Relationship to landscape:
none specified
Ideas associated with building group:
none specified

Significance: architecture, landscape
Landmark designation:
National RegisterHuntingdon College Campus Historic District (2000)
Narrative: see below
References: see below

Huntingdon College began operations in 1854 as the Tuskegee Female Institute, a Methodist liberal arts school for young women in Macon County, AL, and moved to its present location in 1909-1910. Currently located in Montgomery, AL, Huntingdon College is one of the state's oldest institutions of higher learning, placing emphasis on the liberal arts.

The significance of the original campus plan is that it illustrates the campus design philosophy of the mid 19th to early 20th centuries, specifically those of its designers, the prominent Olmsted Brothers firm, the preeminent American landscape architecture firm of this time period. "Between 1857 and 1957, the firm…produced designs for nearly 5800 projects in forty-eight states and seven foreign countries" (memo to Melanie Betz from Anne Henderson dated November 30, 1992).

Members of the Olmsted family were the landscape architects for the Biltmore Estate in Asheville, North Carolina, and the Great Mall in Washington, D.C. The firm's work includes master plans for most of the nation's best known colleges and universities, including Stanford and Duke Universities.

The grounds of the Huntingdon College campus still reflect the design plans proposed by the Olmsted Brothers firm in 1908 and 1947. Construction on the campus continued through the decades, slowing somewhat during the 1930s and recommencing after the end of World War II (Rhoda Coleman Ellison, History of Huntingdon College: 1854-1954 [Birmingham: University of Alabama Press, 1954], 208, 213, 215).

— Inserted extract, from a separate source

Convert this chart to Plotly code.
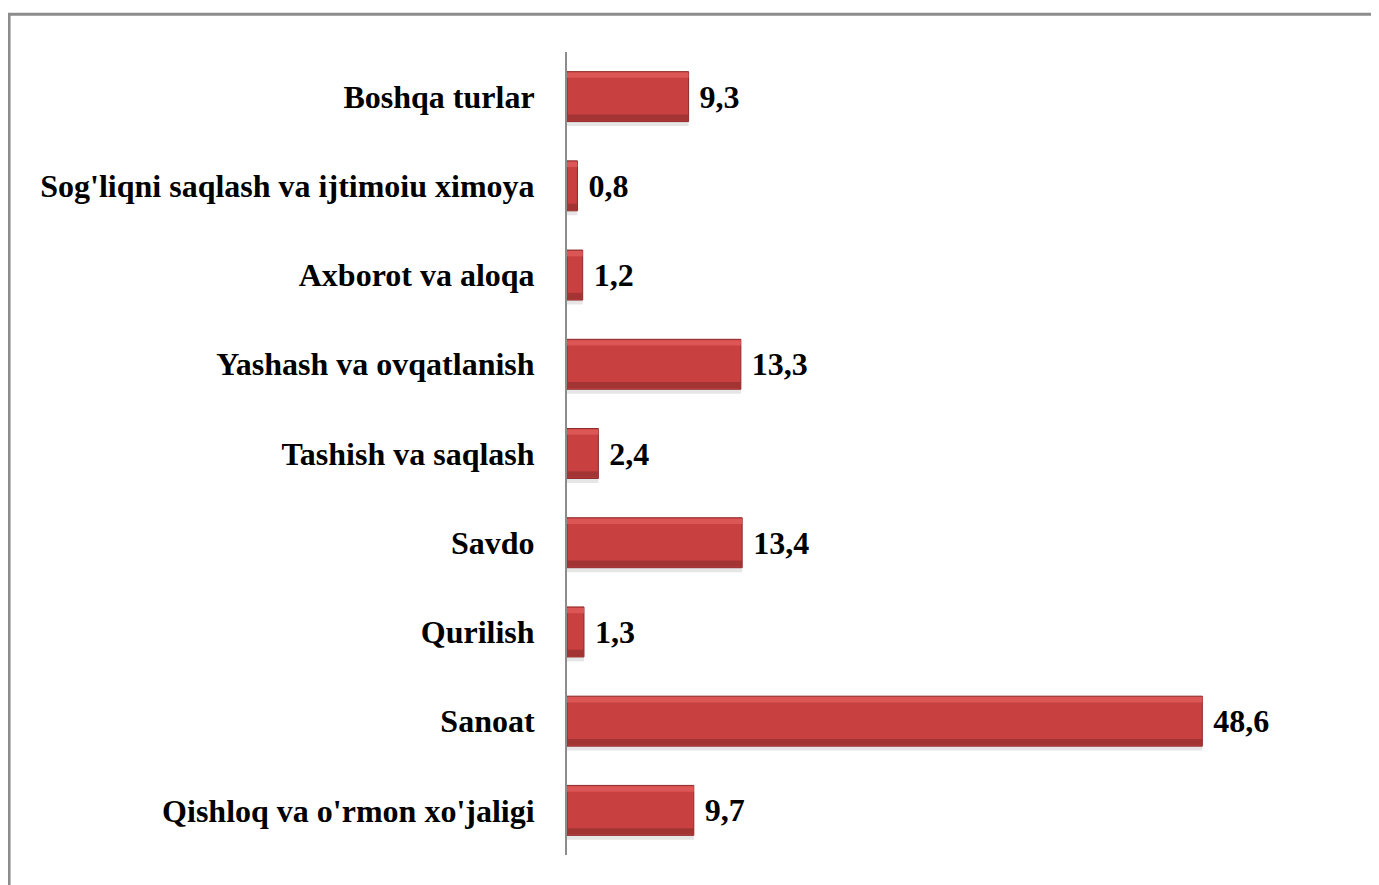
import plotly.graph_objects as go

# tarmoqlar (pastdan yuqoriga)
categories = [
    "Qishloq va o'rmon xo'jaligi",
    "Sanoat",
    "Qurilish",
    "Savdo",
    "Tashish va saqlash",
    "Yashash va ovqatlanish",
    "Axborot va aloqa",
    "Sog'liqni saqlash va ijtimoiu ximoya",
    "Boshqa turlar",
]
values = [9.7, 48.6, 1.3, 13.4, 2.4, 13.3, 1.2, 0.8, 9.3]
labels = [" " + f"{v:.1f}".replace(".", ",") for v in values]

font_serif = "Liberation Serif, Times New Roman, serif"

fig = go.Figure()
# soya
fig.add_trace(go.Bar(
    x=values, y=categories, orientation="h",
    marker=dict(color="#e6e6e6", line=dict(width=0)),
    width=0.05, offset=-0.33, hoverinfo="skip",
))
# asosiy ustun
fig.add_trace(go.Bar(
    x=values, y=categories, orientation="h",
    text=labels, textposition="outside", cliponaxis=False,
    textfont=dict(family=font_serif, size=32, color="black", weight="bold"),
    marker=dict(color="#C84040", line=dict(color="#8E2A2A", width=1)),
    width=0.56, offset=-0.28,
))
# yuqori yorug' chiziq
fig.add_trace(go.Bar(
    x=values, y=categories, orientation="h",
    marker=dict(color="#DC5656", line=dict(width=0)),
    width=0.06, offset=0.21, hoverinfo="skip",
))
# pastki qorong'i chiziq
fig.add_trace(go.Bar(
    x=values, y=categories, orientation="h",
    marker=dict(color="#A33434", line=dict(width=0)),
    width=0.07, offset=-0.27, hoverinfo="skip",
))

fig.update_layout(
    width=1379, height=885,
    margin=dict(l=559, r=101, t=44, b=38),
    plot_bgcolor="white", paper_bgcolor="white",
    showlegend=False, barmode="overlay",
    xaxis=dict(range=[0, 55], visible=False),
    yaxis=dict(
        showline=True, linecolor="#8c8c8c", linewidth=2,
        ticks="", showgrid=False, ticklabelstandoff=24,
        tickfont=dict(family=font_serif, size=32, color="black", weight="bold"),
    ),
)

# ramka
fig.add_shape(type="rect", xref="paper", yref="paper",
              x0=-0.776, x1=1.2, y0=-0.2, y1=1.047,
              line=dict(color="#8c8c8c", width=3), layer="below")

fig.write_html("out.html")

Every effort was made to preserve the original landscape plan, while adding buildings and other facilities necessary to meet the growing needs of the College.

The campus boasts an extraordinary collection of collegiate architecture in the Gothic revival and Tudor revival styles. These buildings are among the most significant examples of the style in Montgomery, and perhaps even the state of Alabama.

I. Bibliographic sources:

Ellison, Rhoda Coleman. History of Huntingdon College: 1854-1954. Birmingham, AL: University of Alabama Press, 1954.

Enzweiler, Susan, and Trina Binkley. Huntingdon College Campus Historic District. National Register of Historic Places designation report. Washington, DC: U.S. Department of the Interior/National Park Service, 2000.

Memorandum to Melanie Betz from Anne Henderson, November 30, 1992. Montgomery, AL: Alabama Historical Commission.

Olmsted, Frederick Law, Jr. Report on Methodist College for Women, Montgomery, Ala. [Brookline, MA: Olmsted Brothers Landscape Architects], 1908.